Now consider the map
\begin{align*}
\mathbf{P}^n &\dashrightarrow \mathbf{P}^n\\
[x_0:\cdots:x_{n-1}:x_n] &\mapsto [x_0:\cdots:x_{n-1}:0]
\end{align*}
This is the projection away from the point $P = Z(x_0,x_1,\ldots,x_{n-1})$ to the hyperplane $Z(x_n)$. Restricting the codomain to $Z(x_n) \simeq \mathbf{P}^{n-1}$, we obtain the rational map
\begin{align*}
\pi\colon \mathbf{P}^n &\dashrightarrow \mathbf{P}^{n-1}\\
[x_0:\cdots:x_{n-1}:x_n] &\mapsto [x_0:\cdots:x_{n-1}]
\end{align*}
which we claim induces a birational map $\pi\rvert_X\colon X \dashrightarrow \pi(X)$.

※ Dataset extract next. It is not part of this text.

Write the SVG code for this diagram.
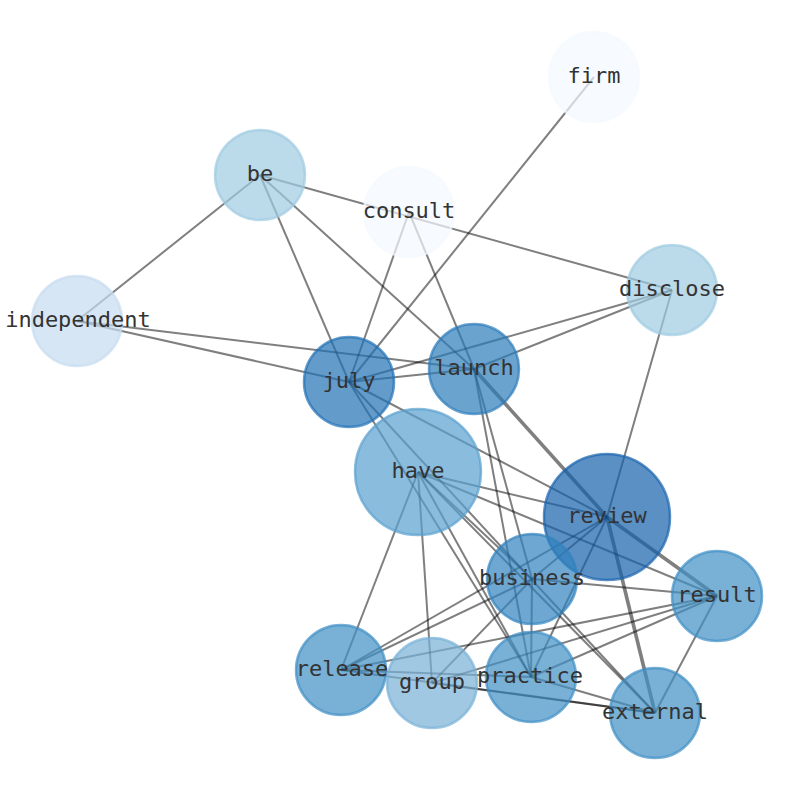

Let $X'$ denote the image of $X$ through this map $\pi$. Then, $K(X')$ is generated by the rational functions $x_i/x_0$ for $1 \le i \le r+1$. The map on function fields corresponding to $\pi$ is
\begin{align*}
K(X') &\hookrightarrow K(X)\\
x_i/x_0 &\mapsto x_i/x_0
\end{align*}
Since $x_i/x_0$ for $1 \le i \le r+1$ generate $K(X)$, we see that $K(X') = K(X)$, and so the map $\pi$ is birational. $\blacksquare$
We note that to prove Exercise 3.14 with this method, we can perform the operation above $n - (r+1)$ times to find a birational map between $X$ and a hypersurface in $\mathbf{P}^{r+1}$. In the notation of the proof above, composing all of these projections from points can be described as the linear projection
\begin{align*}
\mathbf{P}^n &\dashrightarrow \mathbf{P}^n\\
[x_0:\cdots:x_n] &\mapsto [x_0:\cdots:x_{r+1}:0:0\cdots:0]
\end{align*}
away from the $(n-r-1)$-plane $Z(x_1,x_2,\ldots,x_{r+1})$ to the $(r+1)$-plane $Z(x_{r+2},x_{r+3},\ldots,x_n)$; see for example [Shafarevich, Ex. 1.27]. Restricting the codomain to the $(r+1)$-plane $Z(x_{r+2},x_{r+3},\ldots,x_n) \simeq \mathbf{P}^{r+1}$, this gives a rational map $\pi\rvert_X\colon X \dashrightarrow \mathbf{P}^{r+1}$ that is birational onto its image.